On-site operations were logistically hampered by the nearest RRAPs (Road Rail Access Points) being six miles away at Corby and Manton. This meant that two hours were lost at the start and end of each possession due to the required set-up and travelling time, although this was later halved when permission was granted to stable the RRV and trailers on the ACE siding at Manton, leaving all the equipment permanently rigged.

Initially, 25 possessions were arranged, most of them running from midnight on Saturday to 16:00 Sunday. Day and night shifts were established, overseen by foremen Tommy Johnstone and Colin Turner, whilst Paul Thompson and Lee Kaszar – who were already familiar with MBS drills from their previous careers down the mines – underwent training at Foulstone Forge to become licenced operators of the system.

On the rig’s first outing, the team achieved 120 holes in a six-hour shift and maintained this rate thereafter. When Rail Engineer attended, one ‘travel and drill’ cycle was typically being completed in three-and-a-half minutes, the grouting-in of the bars following on immediately behind. Despite the use of Minova polycrystalline diamond-tipped bits, the make-up of the wall proved a significant variable, with soft red brick, hard blue brick and 5mm-thick steel plates encountered. Over one particularly tough weekend, the team went through 60 bits.

Speculate to accumulate

The brick-laden drudgery of Harringworth Viaduct’s construction period presents a harsh contrast with the comparatively seamless hole-drilling exercise progressed by Amco 140 years later. The former was delivered substantially by hand, many hundreds in number; nowadays these wearisome and repetitive tasks can be done by finger, pushing a button or pressing a lever. That’s how it should be, of course, greatly reducing the attendant risks.

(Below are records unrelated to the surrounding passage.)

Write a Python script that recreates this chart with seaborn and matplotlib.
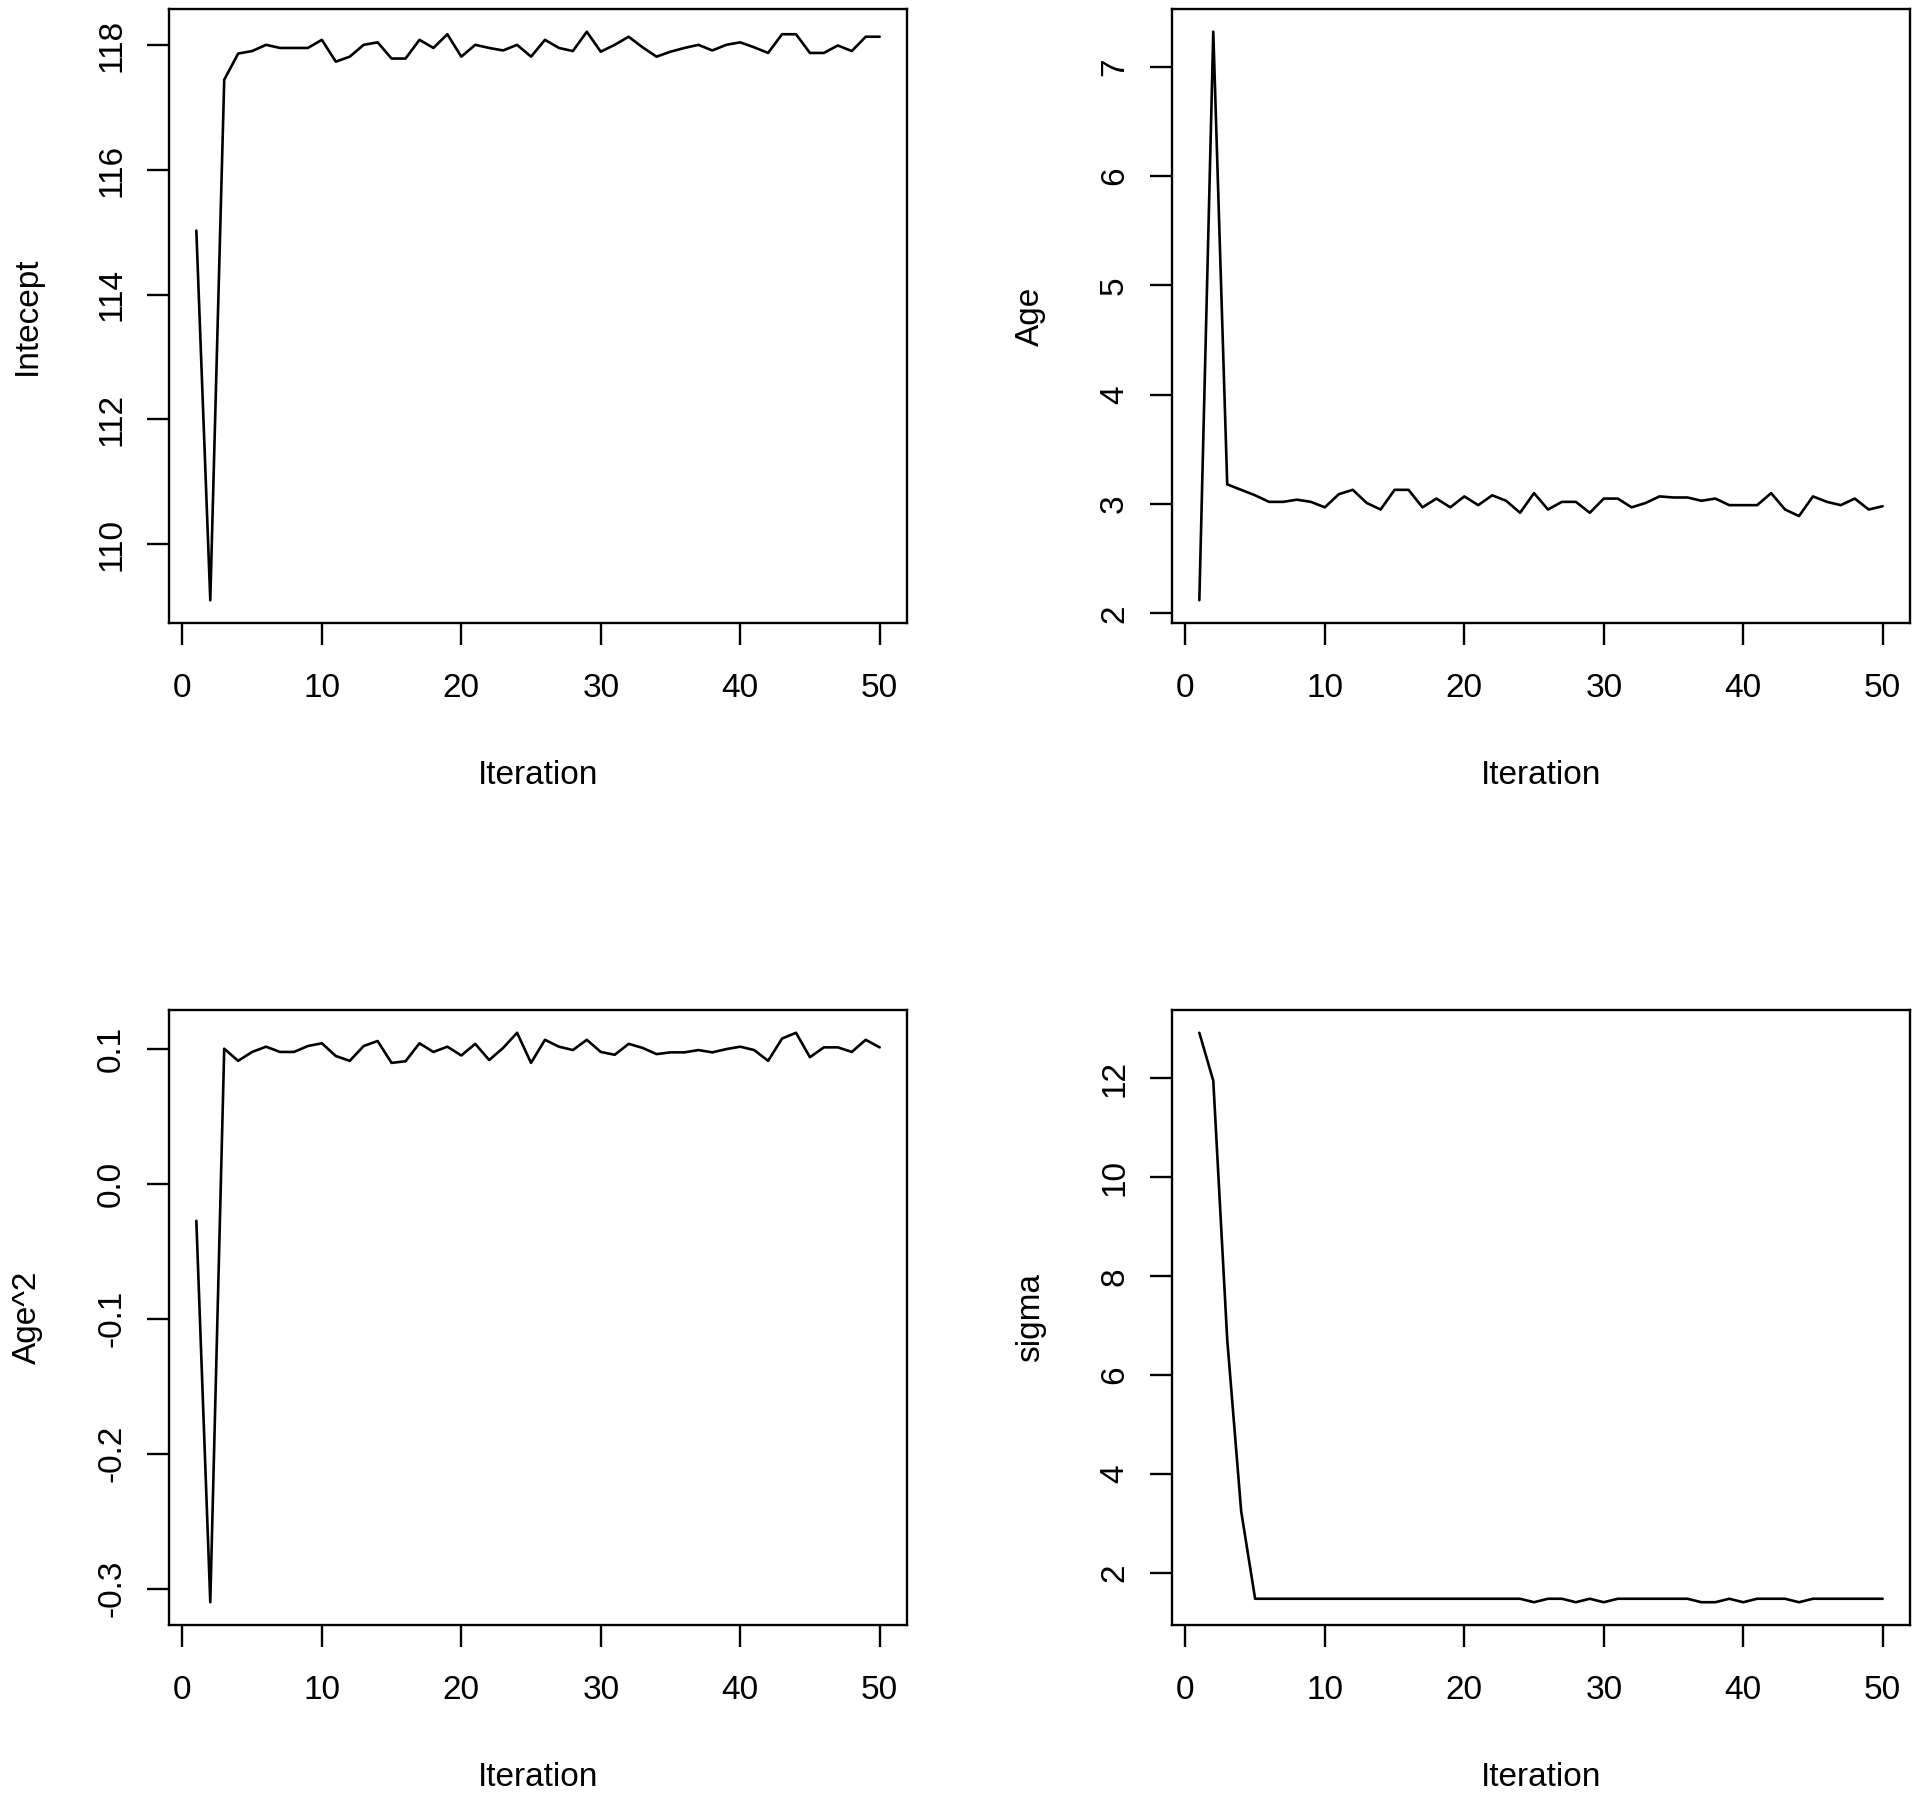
import matplotlib
matplotlib.use("Agg")
import matplotlib.pyplot as plt
import seaborn as sns
import pandas as pd

# ---------------- data ----------------
iterations = list(range(1, 51))

intercept = [115.03, 109.10, 117.45, 117.87, 117.91, 118.01, 117.96, 117.96, 117.96, 118.09,
             117.74, 117.82, 118.01, 118.05, 117.79, 117.79, 118.09, 117.96, 118.18, 117.82,
             118.01, 117.96, 117.92, 118.01, 117.82, 118.09, 117.96, 117.91, 118.22, 117.90,
             118.01, 118.14, 117.97, 117.82, 117.90, 117.96, 118.01, 117.92, 118.01, 118.05,
             117.97, 117.88, 118.18, 118.18, 117.88, 117.88, 118.00, 117.91, 118.14, 118.14]

age = [2.12, 7.32, 3.18, 3.13, 3.08, 3.02, 3.02, 3.04, 3.02, 2.97,
       3.09, 3.13, 3.01, 2.95, 3.13, 3.13, 2.97, 3.05, 2.97, 3.07,
       2.99, 3.08, 3.03, 2.92, 3.10, 2.95, 3.02, 3.02, 2.92, 3.05,
       3.05, 2.97, 3.01, 3.07, 3.06, 3.06, 3.03, 3.05, 2.99, 2.99,
       2.99, 3.10, 2.95, 2.89, 3.07, 3.02, 2.99, 3.05, 2.95, 2.98]

age_sq = [-0.0275, -0.310, 0.100, 0.091, 0.0976, 0.1015, 0.0976, 0.0976, 0.102, 0.104,
          0.0946, 0.091, 0.102, 0.1057, 0.0895, 0.0907, 0.104, 0.0976, 0.1015, 0.095,
          0.1036, 0.0916, 0.1006, 0.1118, 0.0895, 0.1066, 0.1015, 0.099, 0.1066, 0.0976,
          0.0955, 0.1036, 0.1006, 0.096, 0.0973, 0.0973, 0.099, 0.0973, 0.0997, 0.1015,
          0.099, 0.091, 0.1075, 0.1118, 0.0937, 0.101, 0.101, 0.0976, 0.1066, 0.101]

sigma = [12.92, 11.95, 6.72, 3.25, 1.48, 1.48, 1.48, 1.48, 1.48, 1.48,
         1.48, 1.48, 1.48, 1.48, 1.48, 1.48, 1.48, 1.48, 1.48, 1.48,
         1.48, 1.48, 1.48, 1.48, 1.41, 1.48, 1.48, 1.41, 1.48, 1.41,
         1.48, 1.48, 1.48, 1.48, 1.48, 1.48, 1.41, 1.41, 1.48, 1.41,
         1.48, 1.48, 1.48, 1.41, 1.48, 1.48, 1.48, 1.48, 1.48, 1.48]

xticks = [0, 10, 20, 30, 40, 50]
intercept_ticks = [110, 112, 114, 116, 118]
age_ticks = [2, 3, 4, 5, 6, 7]
age_sq_ticks = [-0.3, -0.2, -0.1, 0.0, 0.1]
age_sq_ticklabels = ["-0.3", "-0.2", "-0.1", "0.0", "0.1"]
sigma_ticks = [2, 4, 6, 8, 10, 12]
ylabels = ["Intecept", "Age", "Age^2", "sigma"]
xlabel = "Iteration"

# ---------------- style ----------------
sns.set_theme(style="white")
plt.rcParams["font.family"] = ["Liberation Sans", "DejaVu Sans"]
plt.rcParams["axes.unicode_minus"] = False

W, H = 1920, 1795
fig = plt.figure(figsize=(W / 100, H / 100), dpi=100)
fig.patch.set_facecolor("white")

# axes boxes in pixels: left, top, right, bottom
boxes = [(169, 9, 907, 623), (1172, 9, 1910, 623),
         (169, 1010, 907, 1625), (1172, 1010, 1910, 1625)]

series = [intercept, age, age_sq, sigma]
yticks_list = [intercept_ticks, age_ticks, age_sq_ticks, sigma_ticks]
yticklabels_list = [[str(t) for t in intercept_ticks], [str(t) for t in age_ticks],
                    age_sq_ticklabels, [str(t) for t in sigma_ticks]]

for (l, t, r, b), vals, yt, ytl, ylab in zip(boxes, series, yticks_list,
                                              yticklabels_list, ylabels):
    ax = fig.add_axes([l / W, 1 - b / H, (r - l) / W, (b - t) / H])
    df = pd.DataFrame({"Iteration": iterations, "value": vals})
    sns.lineplot(data=df, x="Iteration", y="value", ax=ax, color="black",
                 linewidth=1.9, errorbar=None)
    ax.margins(x=0.04, y=0.04)
    ax.autoscale_view()
    ax.set_xticks(xticks)
    ax.set_xticklabels([str(x) for x in xticks])
    ax.set_yticks(yt)
    ax.set_yticklabels(ytl)
    for s in ax.spines.values():
        s.set_visible(True)
        s.set_color("black")
        s.set_linewidth(1.7)
    ax.tick_params(axis="both", which="major", direction="out", length=15.8,
                   width=1.7, color="black", labelsize=24, labelcolor="black",
                   bottom=True, left=True)
    ax.tick_params(axis="x", pad=20.5)
    ax.tick_params(axis="y", pad=14.4, labelrotation=90)
    for lab in ax.get_yticklabels():
        lab.set_verticalalignment("center")
    ax.set_xlabel(xlabel, fontsize=24, color="black")
    ax.set_ylabel(ylab, fontsize=24, color="black")
    ax.xaxis.set_label_coords(0.5, -0.223)
    ax.yaxis.set_label_coords(-0.171, 0.5)
    ax.grid(False)
    ax.set_facecolor("white")

fig.savefig("out.png", dpi=100, facecolor="white")
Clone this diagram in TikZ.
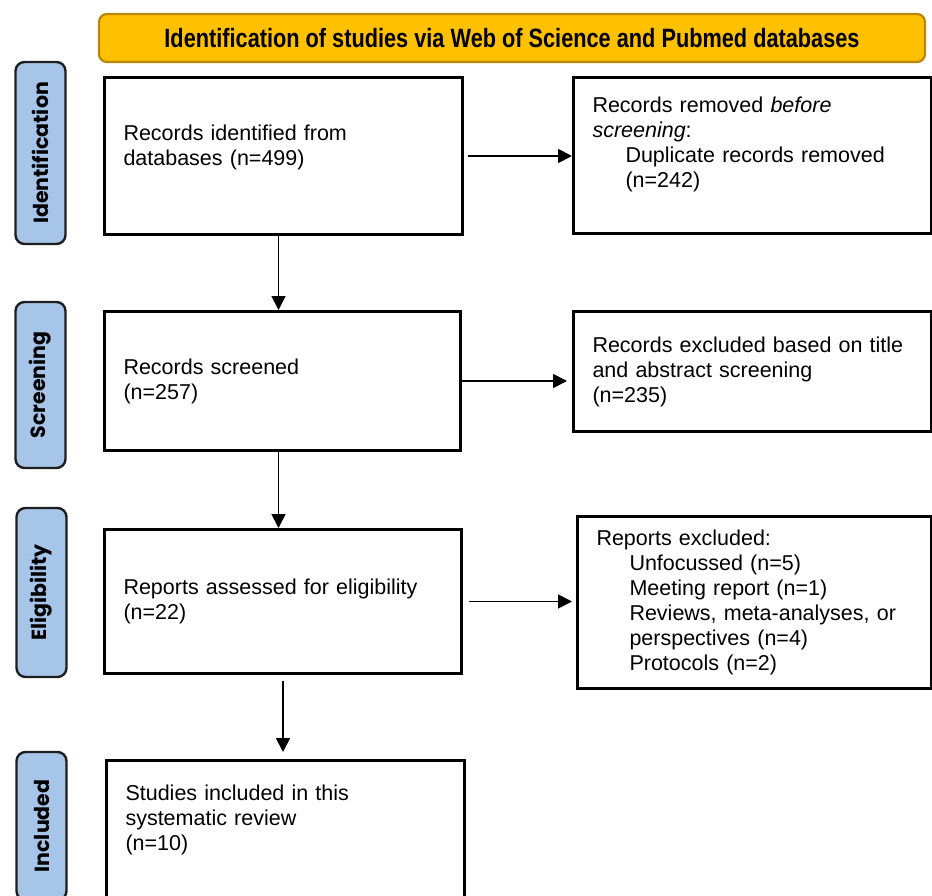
\documentclass[tikz,border=0pt]{standalone}
\usepackage{fontspec}
\setmainfont{Liberation Sans}
\newfontfamily\tabfont{Poppins}
\newfontfamily\headfont[FakeStretch=0.82]{Liberation Sans}
\usetikzlibrary{arrows.meta}
\definecolor{headfill}{HTML}{FFC000}
\definecolor{headline}{HTML}{B8860B}
\definecolor{tabfill}{HTML}{A7C4E9}
\definecolor{tabline}{HTML}{1E1E1E}
\begin{document}
\begin{tikzpicture}[x=1pt,y=-1pt,
  box/.style={draw,line width=3pt,anchor=north west,align=left,inner xsep=19pt,
    font=\fontsize{21.5}{25}\selectfont},
  tab/.style={draw=tabline,fill=tabfill,line width=2.4pt,rounded corners=9pt,rotate=90,
    minimum height=50pt,inner sep=0pt,font=\tabfont\bfseries\fontsize{20.5}{22}\selectfont},
  arr/.style={line width=1.8pt,-{Triangle[length=14pt,width=14pt]}}]
  \useasboundingbox (0,0) rectangle (932,896);
  % header
  \node [draw=headline,fill=headfill,line width=2.2pt,rounded corners=8pt,minimum width=826pt,
    minimum height=48pt,font=\headfont\bfseries\fontsize{26.5}{28}\selectfont] (head) at (512,38)
    {Identification of studies via Web of Science and Pubmed databases};
  % phase tabs
  \node [tab,minimum width=182pt] (tabid) at (40.5,153) {Identification};
  \node [tab,minimum width=166pt] (tabsc) at (40.5,385) {Screening};
  \node [tab,minimum width=169pt] (tabel) at (41.5,592.5) {Eligibility};
  \node [tab,minimum width=148pt] (tabin) at (41.5,826) {Included};
  % main column
  \node [box,minimum height=157pt,text width=320pt,text depth=47.5pt] (rec) at (103,76)
    {Records identified from\\databases (n=499)};
  \node [box,minimum height=139pt,text width=318pt] (scr) at (103,310)
    {Records screened\\(n=257)};
  \node [box,minimum height=144pt,text width=319pt] (elig) at (103,528)
    {Reports assessed for eligibility\\(n=22)};
  \node [box,minimum height=145pt,text width=320pt,text depth=80.5pt] (incl) at (105,759)
    {Studies included in this\\systematic review\\(n=10)};
  % side column
  \node [box,minimum height=156pt,text width=320pt,text depth=101.5pt] (dup) at (572,76)
    {Records removed \textit{before}\\\textit{screening}:\\
     \hspace*{33pt}Duplicate records removed\\\hspace*{33pt}(n=242)};
  \node [box,minimum height=120pt,text width=320pt] (excla) at (572,310)
    {Records excluded based on title\\and abstract screening\\(n=235)};
  \node [box,minimum height=172pt,text width=316pt] (exclb) at (576,515)
    {Reports excluded:\\\hspace*{33pt}Unfocussed (n=5)\\\hspace*{33pt}Meeting report (n=1)\\
     \hspace*{33pt}Reviews, meta-analyses, or\\\hspace*{33pt}perspectives (n=4)\\
     \hspace*{33pt}Protocols (n=2)};
  % arrows
  \draw [arr] ([xshift=4pt]rec.east) -- (rec.east -| dup.west);
  \draw [arr] (scr.east) -- ([xshift=-5pt]scr.east -| excla.west);
  \draw [arr] ([xshift=6pt]elig.east) -- ([xshift=-4pt]elig.east -| exclb.west);
  \draw [arr] ([xshift=-5pt]rec.south) -- ([xshift=-5pt]rec.south |- scr.north);
  \draw [arr] ([xshift=-4pt]scr.south) -- ([xshift=-4pt]scr.south |- elig.north);
  \draw [arr] ([yshift=-6pt]elig.south) -- ([yshift=7pt]elig.south |- incl.north);
\end{tikzpicture}
\end{document}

But there is another bonus here, measured in time and money. By investing £60,000 in the rig, an overall saving was made of around £200,000; the drilling was finished several weekends early, such was the improved efficiency. And by adapting the rig to fit other parapets – a fairly modest job – there remains the potential to reduce future project costs elsewhere. It might be uniquely spectacular, but Harringworth Viaduct is not alone in suffering problems with middle-age spread. There will be more to come.